Action needs radical overhaul

Action supermarkets also needs a radical overhaul: there was, after all, a reason that Franklins was failing and merely changing the stores’ names will not cure the problems. Earnings from Action fell 12.1% to $15.3m in the six months to the end of December despite a 22.9% increase in sales to $592.2m.

The stores are, according to Foodland’s rivals, run down and have a poor distribution system; Foodland chief executive Trevor Coates also believes that his stores are suffering because of Woolworths’ anti-competitive practices. Woolies has a 45% market share in Queensland, which Coates recently described as “ridiculous”.

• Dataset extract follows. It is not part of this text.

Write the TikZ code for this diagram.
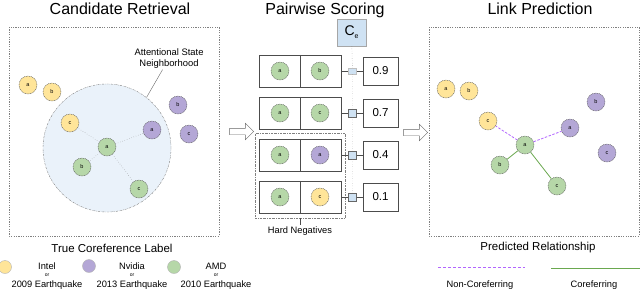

“Mischievous and dangerous”

Coates complained that there were some “clear examples of a very large operator using their size” to rock Action. Roger Corbett, the chief executive of Woolworths, fired back saying: “It’s the type of nonsense statement, not based on fact, that is mischievous and dangerous. They’re silly comments to make. What does he suggest we do? Increase prices and charge our Queensland customers more?”

Were they flirting?

Foodland also needs time off to concentrate on getting its expanded NZ business right. So far Progressive, as the division is called, has exceeded expectations with forecast synergies this year of $24m compared with initial estimates of $10m. But Farmers, which could fairly be described as a second-rate department store chain, continues to be a headache with unreliable earnings and analysts expect Foodland to sell it.

So, while Foodland gets its house in order, is Woolworths waiting to pounce?

There is no doubt that Woolworths could afford it, in fact Woolworths could just about buy Foodland from the petty cash tin. Foodland would give Woollies access to the New Zealand market and consolidate its position in WA and Queensland. But the competition regulator would almost certainly savage any bid with so many conditions that it seems unlikely that Woolworths will bother in the short or medium term.

One analyst did note, however, that if a foreign buyer were to enter the Australian market through a bid for Foodland, which might make sense for somebody like Tesco (a former Woolworths suitor), Woolworths would almost certainly counter bid to protect its market-leading position.

In the meantime, Foodland will focus on improving what it currently owns and further acquisitions seem unlikely, which will continue to disappoint Australia’s merchant banking community.